- _WHAT IS REQUIRED_
Each line in the material below, starting at the one with "Write the matplotlib code for this chart." and ending at the one with "20, 22, 24]", is to be reproduced exactly; no picture is to be copied.

- _RECORDS_

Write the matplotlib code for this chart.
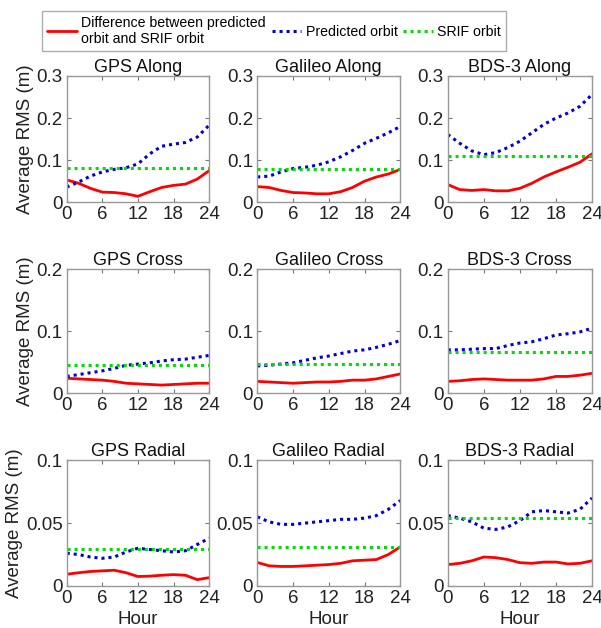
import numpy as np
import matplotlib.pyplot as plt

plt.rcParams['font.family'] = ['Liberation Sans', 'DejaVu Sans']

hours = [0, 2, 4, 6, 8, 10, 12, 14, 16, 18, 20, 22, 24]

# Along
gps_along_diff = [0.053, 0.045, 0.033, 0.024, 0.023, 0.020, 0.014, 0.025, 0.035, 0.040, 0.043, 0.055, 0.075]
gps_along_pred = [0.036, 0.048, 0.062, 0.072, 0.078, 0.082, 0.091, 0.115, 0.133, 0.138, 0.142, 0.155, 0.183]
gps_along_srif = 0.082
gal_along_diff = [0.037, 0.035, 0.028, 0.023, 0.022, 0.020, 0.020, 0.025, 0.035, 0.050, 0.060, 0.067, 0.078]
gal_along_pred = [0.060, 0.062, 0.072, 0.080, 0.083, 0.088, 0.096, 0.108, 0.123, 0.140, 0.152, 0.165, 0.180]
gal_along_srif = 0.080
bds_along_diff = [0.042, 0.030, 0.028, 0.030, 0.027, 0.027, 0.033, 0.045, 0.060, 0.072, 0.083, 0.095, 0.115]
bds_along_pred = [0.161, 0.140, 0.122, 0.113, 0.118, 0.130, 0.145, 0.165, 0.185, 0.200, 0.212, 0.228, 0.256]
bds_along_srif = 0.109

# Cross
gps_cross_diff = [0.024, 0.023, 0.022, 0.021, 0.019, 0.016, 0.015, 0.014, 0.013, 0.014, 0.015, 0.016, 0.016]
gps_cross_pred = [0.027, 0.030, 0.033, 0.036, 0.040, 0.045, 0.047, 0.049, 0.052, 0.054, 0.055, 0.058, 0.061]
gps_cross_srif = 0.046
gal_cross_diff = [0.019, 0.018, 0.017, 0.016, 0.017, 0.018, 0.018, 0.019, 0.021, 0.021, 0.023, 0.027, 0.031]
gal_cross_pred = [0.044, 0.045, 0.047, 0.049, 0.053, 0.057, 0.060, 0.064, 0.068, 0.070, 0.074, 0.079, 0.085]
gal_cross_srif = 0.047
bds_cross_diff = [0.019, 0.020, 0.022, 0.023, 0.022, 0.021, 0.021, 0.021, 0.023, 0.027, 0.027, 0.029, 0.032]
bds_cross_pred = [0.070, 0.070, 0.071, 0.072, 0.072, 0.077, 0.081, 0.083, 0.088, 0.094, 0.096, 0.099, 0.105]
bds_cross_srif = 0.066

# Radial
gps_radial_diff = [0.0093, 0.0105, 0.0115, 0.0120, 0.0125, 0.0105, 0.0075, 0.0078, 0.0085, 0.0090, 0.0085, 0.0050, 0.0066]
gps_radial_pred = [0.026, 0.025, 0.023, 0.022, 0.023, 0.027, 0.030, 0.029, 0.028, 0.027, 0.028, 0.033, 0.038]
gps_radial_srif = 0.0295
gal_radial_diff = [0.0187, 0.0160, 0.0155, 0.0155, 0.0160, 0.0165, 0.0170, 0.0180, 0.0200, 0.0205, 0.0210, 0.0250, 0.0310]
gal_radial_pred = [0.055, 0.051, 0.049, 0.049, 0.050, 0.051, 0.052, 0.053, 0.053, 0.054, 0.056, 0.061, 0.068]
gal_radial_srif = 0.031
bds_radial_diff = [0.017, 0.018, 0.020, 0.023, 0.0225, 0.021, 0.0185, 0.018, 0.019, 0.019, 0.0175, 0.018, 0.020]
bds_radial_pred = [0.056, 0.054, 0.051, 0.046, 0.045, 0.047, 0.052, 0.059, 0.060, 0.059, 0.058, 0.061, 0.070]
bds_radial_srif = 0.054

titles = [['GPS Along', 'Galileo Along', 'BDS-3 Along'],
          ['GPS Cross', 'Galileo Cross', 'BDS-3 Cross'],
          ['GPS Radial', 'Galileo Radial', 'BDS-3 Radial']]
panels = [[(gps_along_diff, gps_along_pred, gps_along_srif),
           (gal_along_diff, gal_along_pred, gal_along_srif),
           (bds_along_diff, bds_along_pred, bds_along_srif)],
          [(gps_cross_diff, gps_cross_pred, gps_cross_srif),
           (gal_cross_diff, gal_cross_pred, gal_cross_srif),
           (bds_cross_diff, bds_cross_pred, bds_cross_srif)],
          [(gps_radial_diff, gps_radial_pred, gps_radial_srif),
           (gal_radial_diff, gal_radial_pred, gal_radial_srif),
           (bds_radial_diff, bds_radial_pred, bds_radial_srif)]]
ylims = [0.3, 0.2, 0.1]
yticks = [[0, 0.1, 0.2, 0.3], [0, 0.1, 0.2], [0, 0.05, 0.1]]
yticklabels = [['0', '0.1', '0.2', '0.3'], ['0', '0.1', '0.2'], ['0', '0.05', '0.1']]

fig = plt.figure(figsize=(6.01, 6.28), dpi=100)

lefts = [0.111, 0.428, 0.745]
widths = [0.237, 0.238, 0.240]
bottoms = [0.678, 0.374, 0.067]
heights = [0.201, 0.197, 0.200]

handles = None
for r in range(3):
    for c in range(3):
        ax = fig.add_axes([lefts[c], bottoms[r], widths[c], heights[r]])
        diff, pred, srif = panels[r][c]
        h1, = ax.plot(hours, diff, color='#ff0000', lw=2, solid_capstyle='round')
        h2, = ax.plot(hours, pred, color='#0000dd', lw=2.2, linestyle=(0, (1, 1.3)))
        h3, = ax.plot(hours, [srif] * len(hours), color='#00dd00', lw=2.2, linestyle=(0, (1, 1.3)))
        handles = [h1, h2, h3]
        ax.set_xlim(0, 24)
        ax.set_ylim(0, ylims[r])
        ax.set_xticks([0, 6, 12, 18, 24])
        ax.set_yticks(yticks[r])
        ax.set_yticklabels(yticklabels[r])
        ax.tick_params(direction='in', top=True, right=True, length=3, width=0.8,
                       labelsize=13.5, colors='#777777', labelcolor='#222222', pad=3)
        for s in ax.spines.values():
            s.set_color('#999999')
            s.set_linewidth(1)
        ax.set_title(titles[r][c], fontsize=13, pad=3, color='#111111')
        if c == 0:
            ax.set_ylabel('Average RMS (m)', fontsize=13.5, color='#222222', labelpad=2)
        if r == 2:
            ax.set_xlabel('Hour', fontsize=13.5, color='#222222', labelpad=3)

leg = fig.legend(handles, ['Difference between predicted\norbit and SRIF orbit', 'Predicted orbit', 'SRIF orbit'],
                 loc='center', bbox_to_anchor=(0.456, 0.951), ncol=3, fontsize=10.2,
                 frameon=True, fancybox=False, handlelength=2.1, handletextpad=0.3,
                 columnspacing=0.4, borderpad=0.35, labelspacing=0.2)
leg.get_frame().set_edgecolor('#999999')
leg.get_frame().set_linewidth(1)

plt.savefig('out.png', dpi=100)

...

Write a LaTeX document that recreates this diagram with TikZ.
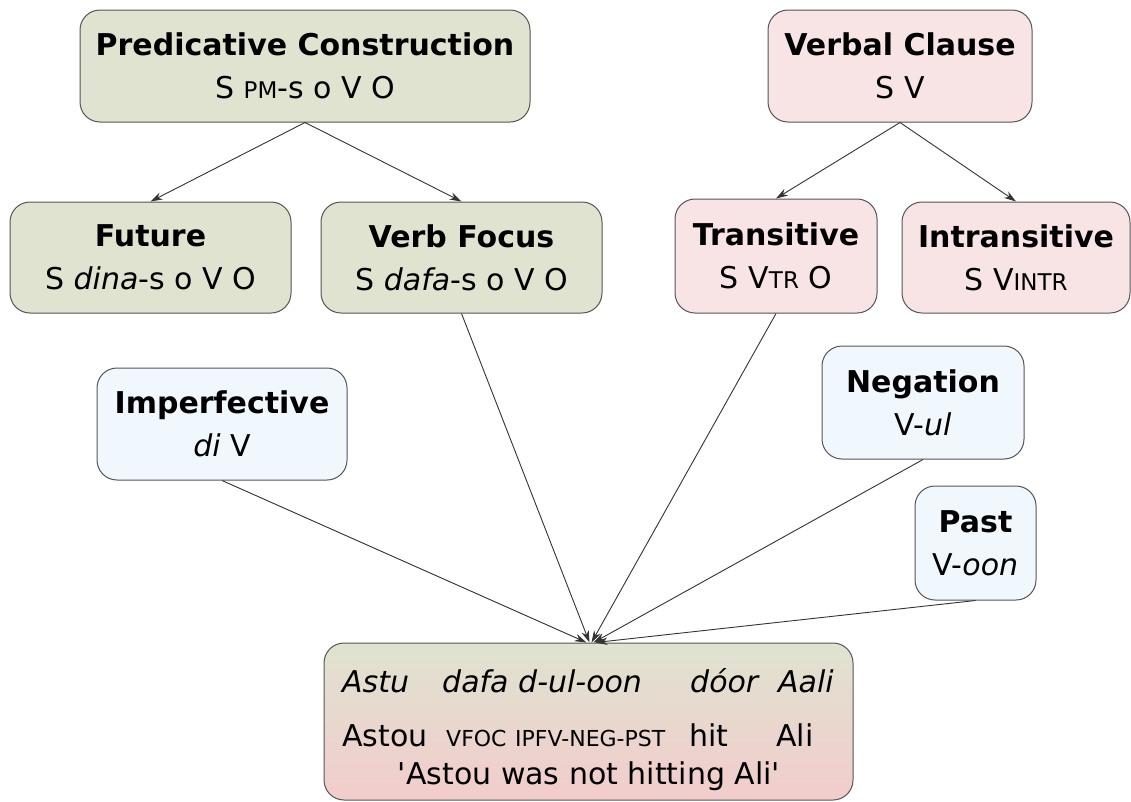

* * *

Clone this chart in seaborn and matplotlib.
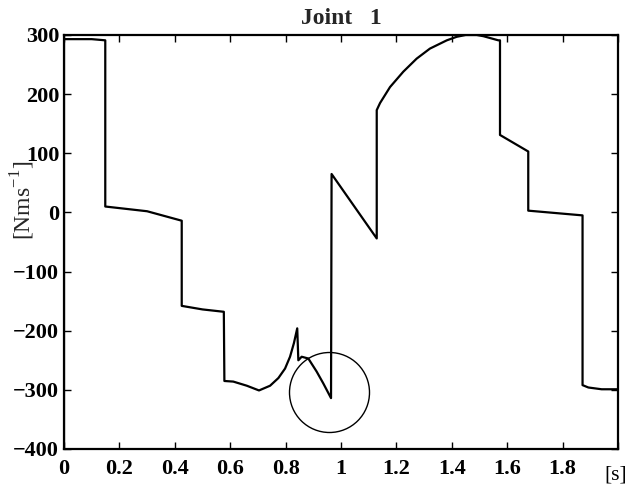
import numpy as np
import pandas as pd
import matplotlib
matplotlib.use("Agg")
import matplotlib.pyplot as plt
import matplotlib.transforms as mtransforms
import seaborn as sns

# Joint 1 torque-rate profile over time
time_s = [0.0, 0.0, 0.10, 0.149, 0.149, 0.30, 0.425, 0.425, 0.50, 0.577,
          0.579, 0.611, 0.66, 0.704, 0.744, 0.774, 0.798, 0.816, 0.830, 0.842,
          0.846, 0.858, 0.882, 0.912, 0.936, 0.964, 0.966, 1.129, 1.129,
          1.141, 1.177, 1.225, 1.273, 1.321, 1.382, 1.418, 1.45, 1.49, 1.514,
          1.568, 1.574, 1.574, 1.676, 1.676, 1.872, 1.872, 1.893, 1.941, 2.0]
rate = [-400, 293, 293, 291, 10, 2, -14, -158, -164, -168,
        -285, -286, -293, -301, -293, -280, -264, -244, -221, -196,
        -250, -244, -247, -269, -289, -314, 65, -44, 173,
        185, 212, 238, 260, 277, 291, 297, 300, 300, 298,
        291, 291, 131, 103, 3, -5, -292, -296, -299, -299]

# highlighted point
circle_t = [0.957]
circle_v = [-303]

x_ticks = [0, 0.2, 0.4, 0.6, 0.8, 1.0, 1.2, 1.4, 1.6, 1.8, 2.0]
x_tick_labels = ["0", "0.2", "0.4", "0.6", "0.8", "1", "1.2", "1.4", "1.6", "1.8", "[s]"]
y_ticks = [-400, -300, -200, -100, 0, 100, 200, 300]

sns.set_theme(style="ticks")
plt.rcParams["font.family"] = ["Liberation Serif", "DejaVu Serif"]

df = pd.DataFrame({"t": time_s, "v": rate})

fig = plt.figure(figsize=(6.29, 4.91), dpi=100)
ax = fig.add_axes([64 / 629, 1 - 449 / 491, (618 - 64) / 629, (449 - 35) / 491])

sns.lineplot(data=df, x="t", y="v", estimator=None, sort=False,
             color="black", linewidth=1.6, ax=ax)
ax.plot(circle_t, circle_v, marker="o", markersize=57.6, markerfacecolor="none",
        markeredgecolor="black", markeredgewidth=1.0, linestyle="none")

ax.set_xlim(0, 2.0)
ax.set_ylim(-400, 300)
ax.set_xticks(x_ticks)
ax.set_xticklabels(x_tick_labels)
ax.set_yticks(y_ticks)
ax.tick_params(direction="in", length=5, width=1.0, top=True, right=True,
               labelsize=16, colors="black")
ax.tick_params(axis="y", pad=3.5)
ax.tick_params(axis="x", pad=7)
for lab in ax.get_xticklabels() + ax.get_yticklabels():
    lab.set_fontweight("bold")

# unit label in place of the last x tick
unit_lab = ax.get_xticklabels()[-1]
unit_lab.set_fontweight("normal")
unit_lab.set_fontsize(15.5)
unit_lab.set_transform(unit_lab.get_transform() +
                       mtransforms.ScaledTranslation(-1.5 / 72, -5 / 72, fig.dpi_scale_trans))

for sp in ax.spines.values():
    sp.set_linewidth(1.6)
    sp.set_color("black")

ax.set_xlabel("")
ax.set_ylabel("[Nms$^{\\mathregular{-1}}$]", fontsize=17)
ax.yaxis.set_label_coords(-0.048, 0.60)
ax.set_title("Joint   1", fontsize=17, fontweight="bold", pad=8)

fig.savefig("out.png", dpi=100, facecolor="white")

- _EXERCISE OUTPUT_
Write the matplotlib code for this chart.
import numpy as np
import matplotlib.pyplot as plt

plt.rcParams['font.family'] = ['Liberation Sans', 'DejaVu Sans']

hours = [0, 2, 4, 6, 8, 10, 12, 14, 16, 18, 20, 22, 24]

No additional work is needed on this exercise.